◆ Task instructions: Extract the opening line of the entries and every line after it, stopping at and including the line that contains "var colors = ['#000000', '#404040', '#828282', '#c8c8c8'];". Do not include pictures.

^^^^

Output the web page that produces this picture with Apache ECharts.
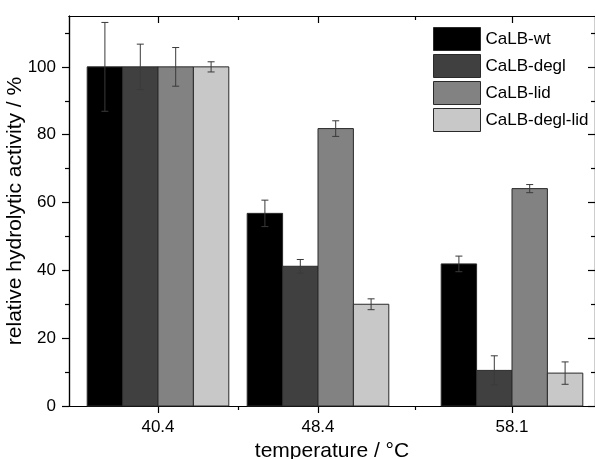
<!DOCTYPE html>
<html>
<head>
<meta charset="utf-8">
<script src="https://cdn.jsdelivr.net/npm/echarts@6/dist/echarts.min.js"></script>
<style>
  html, body { margin: 0; padding: 0; background: #fff; }
  #main { width: 595px; height: 459px; }
</style>
</head>
<body>
<div id="main"></div>
<script>
// temperatures (x positions of the groups)
var temps = [40.4, 48.4, 58.1];
var minorTemps = [44.4, 53.25];
var names = ['CaLB-wt', 'CaLB-degl', 'CaLB-lid', 'CaLB-degl-lid'];
var colors = ['#000000', '#404040', '#828282', '#c8c8c8'];

// relative activity, %
var wt = [100, 56.8, 41.9];
var degl = [100, 41.2, 10.5];
var lid = [100, 81.8, 64.1];
var deglLid = [100, 30.0, 9.7];
// error (+/-)
var wtErr = [13.1, 3.9, 2.3];
var deglErr = [6.7, 2.0, 4.3];
var lidErr = [5.7, 2.3, 1.2];
var deglLidErr = [1.5, 1.6, 3.3];

var yMajor = [0, 20, 40, 60, 80, 100];
var yMinor = [10, 30, 50, 70, 90, 110];

var values = [wt, degl, lid, deglLid];
var errors = [wtErr, deglErr, lidErr, deglLidErr];
var barW = 1.77; // bar width in °C units

var font = 'Liberation Sans, Arial, sans-serif';

function makeSeries(i) {
    var data = temps.map(function (t, k) { return [t, values[i][k], errors[i][k]]; });
    return {
        type: 'custom',
        name: names[i],
        xAxisIndex: 0,
        yAxisIndex: 0,
        itemStyle: { color: colors[i] },
        encode: { x: 0, y: 1 },
        data: data,
        renderItem: function (params, api) {
            var t = api.value(0), v = api.value(1), e = api.value(2);
            var off = (i - 1.5) * barW;
            var p0 = api.coord([t + off - barW / 2, v]);
            var p1 = api.coord([t + off + barW / 2, 0]);
            var c = api.coord([t + off, v]);
            var top = api.coord([t + off, v + e]);
            var bot = api.coord([t + off, v - e]);
            var cap = 3.5;
            var ls = { stroke: '#3a3a3a', lineWidth: 1 };
            return {
                type: 'group',
                children: [
                    {
                        type: 'rect',
                        shape: { x: p0[0], y: p0[1], width: p1[0] - p0[0], height: p1[1] - p0[1] },
                        style: { fill: colors[i], stroke: '#2a2a2a', lineWidth: 1 }
                    },
                    { type: 'line', shape: { x1: c[0], y1: top[1], x2: c[0], y2: bot[1] }, style: ls },
                    { type: 'line', shape: { x1: c[0] - cap, y1: top[1], x2: c[0] + cap, y2: top[1] }, style: ls },
                    { type: 'line', shape: { x1: c[0] - cap, y1: bot[1], x2: c[0] + cap, y2: bot[1] }, style: ls }
                ]
            };
        }
    };
}

function xAx(pos, ticks, len, inside, label, name) {
    return {
        type: 'value', position: pos, min: 35.95, max: 62.25,
        name: name || '',
        nameLocation: 'middle', nameGap: 35, nameMoveOverlap: false,
        nameTextStyle: { fontFamily: font, fontSize: 21, color: '#000' },
        axisLine: { show: true, onZero: false, lineStyle: { color: '#000', width: 1.2 } },
        axisTick: { show: true, customValues: ticks, length: len, inside: inside, lineStyle: { color: '#000', width: 1.2 } },
        axisLabel: label ? { show: true, customValues: ticks, margin: 13, fontFamily: font, fontSize: 17, color: '#000' } : { show: false },
        splitLine: { show: false }
    };
}

function yAx(pos, ticks, len, inside, label, name) {
    return {
        type: 'value', position: pos, min: 0, max: 115,
        name: name || '',
        nameLocation: 'middle', nameGap: 43, nameMoveOverlap: false,
        nameTextStyle: { fontFamily: font, fontSize: 21, color: '#000' },
        axisLine: { show: true, lineStyle: { color: '#000', width: 1.2 } },
        axisTick: { show: true, customValues: ticks, length: len, inside: inside, lineStyle: { color: '#000', width: 1.2 } },
        axisLabel: label ? { show: true, customValues: ticks, margin: 13, fontFamily: font, fontSize: 17, color: '#000' } : { show: false },
        splitLine: { show: false }
    };
}

var chart = echarts.init(document.getElementById('main'), null, { renderer: 'canvas' });
chart.setOption({
    animation: false,
    backgroundColor: '#fff',
    grid: { left: 69, right: 0, top: 16, bottom: 53, containLabel: false, outerBoundsMode: 'none' },
    legend: {
        orient: 'vertical',
        left: 428, top: 22,
        itemWidth: 47, itemHeight: 23, itemGap: 3,
        icon: 'rect',
        textStyle: { fontFamily: font, fontSize: 17, color: '#000' },
        data: names.map(function (n, i) {
            return { name: n, itemStyle: { color: colors[i], borderColor: '#2a2a2a', borderWidth: 1 } };
        })
    },
    xAxis: [
        xAx('bottom', temps, 7, false, true, 'temperature / °C'),
        xAx('bottom', minorTemps, 4, false, false),
        xAx('top', temps, 7, true, false),
        xAx('top', minorTemps, 4, true, false)
    ],
    yAxis: [
        yAx('left', yMajor, 7, false, true, 'relative hydrolytic activity / %'),
        yAx('left', yMinor, 4, false, false),
        yAx('right', yMajor, 7, true, false),
        yAx('right', yMinor, 4, true, false)
    ],
    series: [makeSeries(0), makeSeries(1), makeSeries(2), makeSeries(3)]
});
</script>
</body>
</html>
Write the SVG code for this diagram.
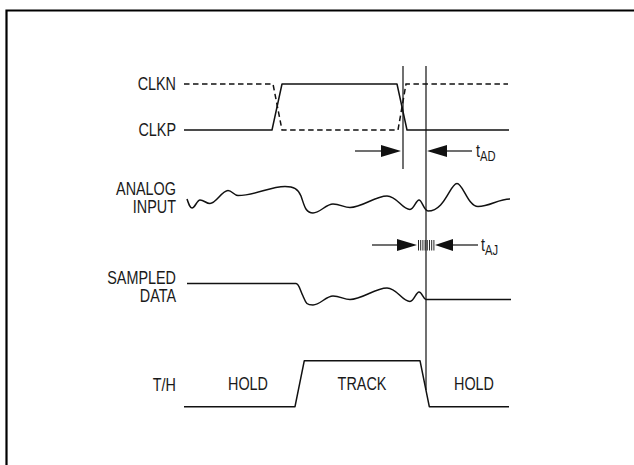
<svg xmlns="http://www.w3.org/2000/svg" width="634" height="465" viewBox="0 0 634 465">
<style>
text{font-family:"Liberation Sans",Arial,sans-serif;font-size:18px;fill:#1a1a1a}
.lbl{text-anchor:end}
.ctr{text-anchor:middle}
.sub{font-size:14px}
.w{fill:none;stroke:#111;stroke-width:1.5;stroke-linejoin:round}
.d{fill:none;stroke:#111;stroke-width:1.5;stroke-dasharray:5.5 3.5}
.v{fill:none;stroke:#111;stroke-width:1.2}
.a{fill:#111}
.h{stroke:#111;stroke-width:0.9}
</style>
<rect width="634" height="465" fill="#fff"/>
<path d="M6.5,470 V10.5 H640" fill="none" stroke="#000" stroke-width="2.2"/>

<g id="labels">
<text class="lbl" transform="translate(176,90) scale(0.8,1)">CLKN</text>
<text class="lbl" transform="translate(176,136) scale(0.8,1)">CLKP</text>
<text class="lbl" transform="translate(176,195) scale(0.8,1)">ANALOG</text>
<text class="lbl" transform="translate(176,213) scale(0.8,1)">INPUT</text>
<text class="lbl" transform="translate(176,284) scale(0.8,1)">SAMPLED</text>
<text class="lbl" transform="translate(176,302) scale(0.8,1)">DATA</text>
<text class="lbl" transform="translate(176,391) scale(0.8,1)">T/H</text>
</g>

<g id="clkn">
<path class="d" d="M184,84 H273 L282,130 H398 L406,84 H508"/>
</g>
<g id="clkp">
<path class="w" d="M184,130 H272 L282,84 H397 L407,130 H509"/>
</g>

<g id="analog">
<path class="w" d="M187,199 C189,205 190,208 192,208 C195,208 197,200 200,200 C204,200 206,203.5 210,203.5 C216,203.5 222,190.5 228,190.5 C232,190.5 234,195.5 238,195.5 C255,195.5 270,186.5 285,186.5 C294,186.5 298,189 301,196 C304,204 305,213 313,213 C320,213 326,204 333,204 C340,204 344,207.5 350,207.5 C362,207.5 375,196 387,196 C397,196 402,209.5 410,209.5 C414,209.5 416,200 419,200 C422,200 424,211 428,211 C445,211 450,183.5 457,183.5 C463,183.5 468,206.5 478,206.5 C490,206.5 498,199 510,199"/>
</g>

<g id="sampled">
<path class="w" d="M187,283.5 H296 C299,283.5 300,290 303,296 C306,303 306,305 313,305 C320,305 326,296 333,296 C340,296 344,299.5 350,299.5 C362,299.5 375,288 387,288 C397,288 402,301.5 410,301.5 C414,301.5 416,292 419,292 C422,292 423,299 426,299.5 H511"/>
</g>

<g id="th">
<path class="w" d="M184,406.7 H295 L304.3,360.7 H420 L429.3,406.7 H509"/>
<text class="ctr" transform="translate(248,390) scale(0.8,1)">HOLD</text>
<text class="ctr" transform="translate(362,390) scale(0.8,1)">TRACK</text>
<text class="ctr" transform="translate(474,390) scale(0.8,1)">HOLD</text>
</g>

<g id="connectors">
<line class="v" x1="403" y1="66" x2="403" y2="169"/>
<line class="v" x1="426" y1="66" x2="426" y2="390"/>
<line class="v" x1="355" y1="151" x2="385" y2="151"/>
<polygon class="a" points="401,151 381,145 381,157"/>
<polygon class="a" points="427,151 447,145 447,157"/>
<line class="v" x1="443" y1="151" x2="472" y2="151"/>
<line class="v" x1="372" y1="245" x2="400" y2="245"/>
<polygon class="a" points="417,245 397,239 397,251"/>
<polygon class="a" points="435,245 453,239 453,251"/>
<line class="v" x1="450" y1="245" x2="478" y2="245"/>
<g class="h">
<line x1="418.5" y1="240" x2="418.5" y2="250.5"/>
<line x1="420.7" y1="240" x2="420.7" y2="250.5"/>
<line x1="422.9" y1="240" x2="422.9" y2="250.5"/>
<line x1="425.1" y1="240" x2="425.1" y2="250.5"/>
<line x1="427.3" y1="240" x2="427.3" y2="250.5"/>
<line x1="429.5" y1="240" x2="429.5" y2="250.5"/>
<line x1="431.7" y1="240" x2="431.7" y2="250.5"/>
<line x1="433.9" y1="240" x2="433.9" y2="250.5"/>
</g>
</g>

<g id="tAD">
<text transform="translate(476,157) scale(0.8,1)">t<tspan class="sub" dy="4">AD</tspan></text>
</g>
<g id="tAJ">
<text transform="translate(481,251) scale(0.8,1)">t<tspan class="sub" dy="4">AJ</tspan></text>
</g>
</svg>
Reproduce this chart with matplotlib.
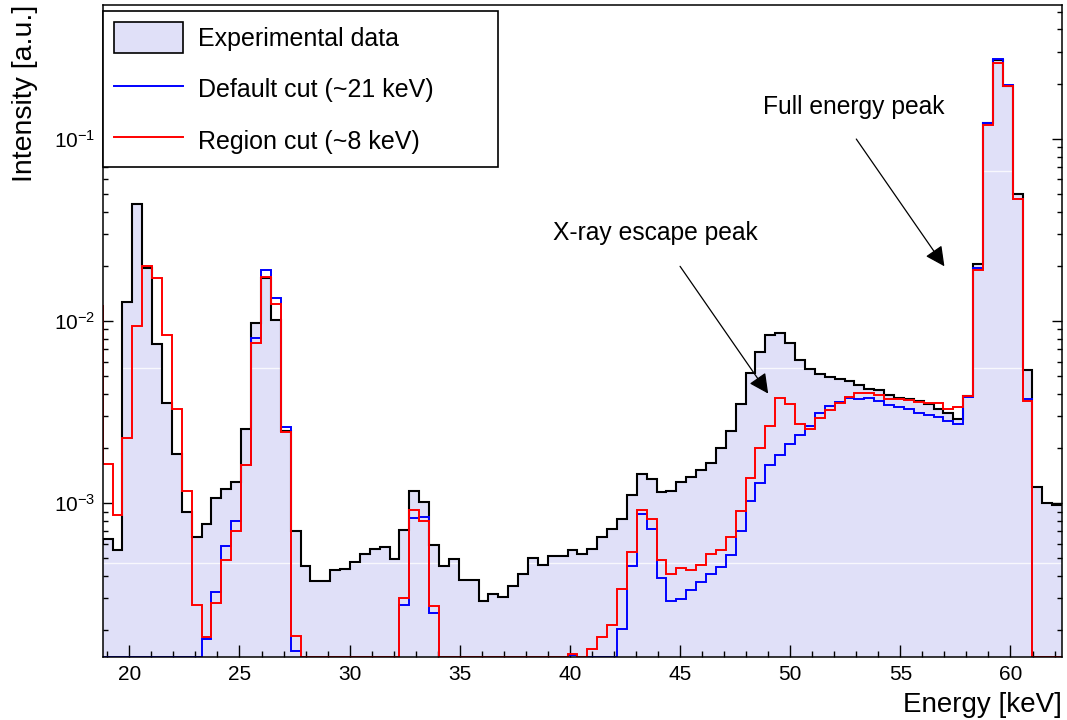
import numpy as np
import matplotlib.pyplot as plt
from matplotlib.patches import Patch
from matplotlib.lines import Line2D
from matplotlib.ticker import MultipleLocator, LogLocator, NullFormatter

plt.rcParams['font.family'] = ['Liberation Sans', 'DejaVu Sans']
plt.rcParams['mathtext.fontset'] = 'custom'
plt.rcParams['mathtext.rm'] = 'Liberation Sans'
plt.rcParams['mathtext.it'] = 'Liberation Sans:italic'

# histogram binning (first bin sits just left of the visible range)
bin_width = 0.449
first_edge = 18.79 - bin_width

# experimental data (black, filled)
experimental = [
    6.0e-4,
    6.34e-4, 5.52e-4, 1.28e-2, 4.40e-2, 1.97e-2, 7.48e-3, 3.57e-3, 1.86e-3, 8.93e-4, 6.53e-4,
    7.67e-4, 1.07e-3, 1.19e-3, 1.31e-3, 2.54e-3, 9.8e-3, 1.72e-2, 1.01e-2, 2.49e-3, 7.05e-4,
    4.5e-4, 3.73e-4, 3.73e-4, 4.28e-4, 4.33e-4, 4.76e-4, 5.29e-4, 5.58e-4, 5.75e-4, 4.92e-4,
    7.11e-4, 1.17e-3, 1.01e-3, 5.88e-4, 4.53e-4, 4.92e-4, 3.78e-4, 3.8e-4, 2.9e-4, 3.19e-4,
    3.06e-4, 3.5e-4, 4.06e-4, 5.03e-4, 4.56e-4, 5.1e-4, 5.1e-4, 5.56e-4, 5.23e-4, 5.58e-4,
    6.53e-4, 7.2e-4, 8.2e-4, 1.11e-3, 1.44e-3, 1.35e-3, 1.15e-3, 1.17e-3, 1.31e-3, 1.4e-3,
    1.52e-3, 1.67e-3, 2.0e-3, 2.49e-3, 3.49e-3, 5.2e-3, 6.73e-3, 8.38e-3, 8.63e-3, 7.6e-3,
    6.1e-3, 5.45e-3, 5.11e-3, 4.94e-3, 4.78e-3, 4.68e-3, 4.48e-3, 4.22e-3, 4.18e-3, 3.91e-3,
    3.76e-3, 3.73e-3, 3.63e-3, 3.49e-3, 3.31e-3, 3.12e-3, 2.9e-3, 3.86e-3, 2.05e-2, 1.22e-1,
    2.72e-1, 1.96e-1, 5.0e-2, 5.42e-3, 1.22e-3, 1.0e-3, 9.75e-4,
]

# default cut (~21 keV), blue
default_cut = [
    0,
    0, 0, 0, 0, 0, 0, 0, 0, 0, 0,
    1.79e-4, 3.24e-4, 5.8e-4, 8.0e-4, 1.63e-3, 8.03e-3, 1.92e-2, 1.34e-2, 2.63e-3, 1.54e-4,
    0, 0, 0, 0, 0, 0, 0, 0, 0, 0,
    2.77e-4, 8.3e-4, 8.4e-4, 2.48e-4, 0, 0, 0, 0, 0, 0,
    0, 0, 0, 0, 0, 0, 0, 1.46e-4, 0, 0,
    0, 0, 2.05e-4, 4.5e-4, 8.67e-4, 7.26e-4, 3.89e-4, 2.9e-4, 2.96e-4, 3.33e-4,
    3.7e-4, 4.11e-4, 4.47e-4, 5.18e-4, 7.02e-4, 1.03e-3, 1.29e-3, 1.63e-3, 1.84e-3, 2.11e-3,
    2.37e-3, 2.65e-3, 3.11e-3, 3.41e-3, 3.6e-3, 3.76e-3, 3.73e-3, 3.76e-3, 3.63e-3, 3.45e-3,
    3.37e-3, 3.28e-3, 3.12e-3, 3.05e-3, 2.97e-3, 2.82e-3, 2.73e-3, 3.82e-3, 1.95e-2, 1.22e-1,
    2.75e-1, 1.99e-1, 4.7e-2, 3.73e-3, 0, 0, 0,
]

# region cut (~8 keV), red
region_cut = [
    1.21e-2,
    1.64e-3, 8.6e-4, 2.27e-3, 9.4e-3, 2.01e-2, 1.73e-2, 8.34e-3, 3.31e-3, 1.16e-3, 2.75e-4,
    1.84e-4, 2.83e-4, 4.86e-4, 7.02e-4, 1.62e-3, 7.54e-3, 1.75e-2, 1.24e-2, 2.47e-3, 1.87e-4,
    0, 0, 0, 0, 0, 0, 0, 0, 0, 0,
    3.03e-4, 9.2e-4, 7.96e-4, 2.73e-4, 0, 0, 0, 0, 0, 0,
    0, 0, 0, 0, 0, 0, 0, 1.48e-4, 0, 1.58e-4,
    1.84e-4, 2.14e-4, 3.37e-4, 5.4e-4, 9.2e-4, 8.17e-4, 4.86e-4, 4.11e-4, 4.41e-4, 4.32e-4,
    4.56e-4, 5.23e-4, 5.52e-4, 6.53e-4, 9.07e-4, 1.38e-3, 2.0e-3, 2.65e-3, 3.79e-3, 3.5e-3,
    2.74e-3, 2.54e-3, 2.92e-3, 3.27e-3, 3.56e-3, 3.81e-3, 4.05e-3, 4.05e-3, 3.91e-3, 3.73e-3,
    3.73e-3, 3.7e-3, 3.6e-3, 3.54e-3, 3.54e-3, 3.31e-3, 3.37e-3, 3.87e-3, 1.92e-2, 1.19e-1,
    2.63e-1, 1.96e-1, 4.67e-2, 3.66e-3, 0, 0, 0,
]

labels = ['Experimental data', 'Default cut (~21 keV)', 'Region cut (~8 keV)']

# annotations: (text x, text y), arrow start, arrow tip
escape_text = (39.24, 0.0305)
escape_arrow = [(45.0, 2.0e-2), (49.0, 4.0e-3)]
full_text = (48.77, 0.15)
full_arrow = [(53.0, 0.1), (57.0, 2.0e-2)]

x_min, x_max = 18.79, 62.35
y_min, y_max = 1.43e-4, 0.545

fill_color = '#e0e0f8'

edges = first_edge + bin_width * np.arange(len(experimental) + 1)
exp_v = np.array(experimental)
blue_v = np.where(np.array(default_cut) > 0, default_cut, y_min)
red_v = np.where(np.array(region_cut) > 0, region_cut, y_min)

fig = plt.figure(figsize=(10.67, 7.2), dpi=100)
ax = fig.add_axes([0.09625, 0.0875, 0.8993, 0.9056])

fill = ax.stairs(exp_v, edges, fill=True, baseline=1e-8, color=fill_color, lw=0, zorder=1)
# faint seams of the fill pattern
for ys in [6.67e-2, 5.52e-3, 4.68e-4]:
    seam = ax.axhline(ys, color='white', lw=1.0, alpha=0.8, zorder=1.5)
    seam.set_clip_path(fill)
ax.stairs(exp_v, edges, baseline=None, color='black', lw=1.5, zorder=2)
ax.stairs(blue_v, edges, baseline=None, color='#0000ff', lw=1.4, zorder=3)
ax.stairs(red_v, edges, baseline=None, color='#ff0000', lw=1.4, zorder=4)

ax.set_yscale('log')
ax.set_xlim(x_min, x_max)
ax.set_ylim(y_min, y_max)

ax.xaxis.set_major_locator(MultipleLocator(5))
ax.xaxis.set_minor_locator(MultipleLocator(1))
ax.yaxis.set_minor_locator(LogLocator(base=10, subs=np.arange(2, 10)))
ax.yaxis.set_minor_formatter(NullFormatter())

ax.tick_params(which='both', direction='in', right=True, top=False, width=1.0)
ax.tick_params(axis='x', which='major', length=8.6, labelsize=15, pad=6)
ax.tick_params(axis='x', which='minor', length=4.3)
ax.tick_params(axis='y', which='major', length=7.5, labelsize=15, pad=5)
ax.tick_params(axis='y', which='minor', length=3.8)
for sp in ax.spines.values():
    sp.set_linewidth(1.1)
    sp.set_zorder(6)

ax.set_xlabel('Energy [keV]', fontsize=20, loc='right')
ax.xaxis.set_label_coords(1.0, -0.0736)
ax.xaxis.label.set_va('center')
ax.set_ylabel('Intensity [a.u.]', fontsize=20.5, loc='top')
ax.yaxis.set_label_coords(-0.081, 1.0)
ax.yaxis.label.set_va('center')

handles = [
    Patch(facecolor=fill_color, edgecolor='black', lw=1.2),
    Line2D([], [], color='#0000ff', lw=1.4),
    Line2D([], [], color='#ff0000', lw=1.4),
]
leg = ax.legend(handles, labels, loc='upper left', bbox_to_anchor=(0.0, 0.991, 0.412, 0.0),
                mode='expand', borderaxespad=0, fontsize=18, handlelength=2.75,
                handleheight=1.5, handletextpad=0.6, labelspacing=0.85, borderpad=0.45,
                fancybox=False, edgecolor='black', framealpha=1)
leg.get_frame().set_linewidth(1.2)
leg.set_zorder(7)

arrow_style = dict(arrowstyle='-|>,head_length=0.6,head_width=0.3', color='black',
                   lw=0.9, shrinkA=0, shrinkB=0, mutation_scale=20)
ax.annotate('', xy=escape_arrow[1], xytext=escape_arrow[0], arrowprops=arrow_style, zorder=5)
ax.annotate('', xy=full_arrow[1], xytext=full_arrow[0], arrowprops=arrow_style, zorder=5)
ax.text(escape_text[0], escape_text[1], 'X-ray escape peak', fontsize=17.7, ha='left', va='center')
ax.text(full_text[0], full_text[1], 'Full energy peak', fontsize=17.7, ha='left', va='center')

fig.savefig('out.png', dpi=100)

^^^^

◆ Solution to this task:
Output the web page that produces this picture with Apache ECharts.
<!DOCTYPE html>
<html>
<head>
<meta charset="utf-8">
<script src="https://cdn.jsdelivr.net/npm/echarts@6/dist/echarts.min.js"></script>
<style>
  html, body { margin: 0; padding: 0; background: #fff; }
  #main { width: 595px; height: 459px; }
</style>
</head>
<body>
<div id="main"></div>
<script>
// temperatures (x positions of the groups)
var temps = [40.4, 48.4, 58.1];
var minorTemps = [44.4, 53.25];
var names = ['CaLB-wt', 'CaLB-degl', 'CaLB-lid', 'CaLB-degl-lid'];
var colors = ['#000000', '#404040', '#828282', '#c8c8c8'];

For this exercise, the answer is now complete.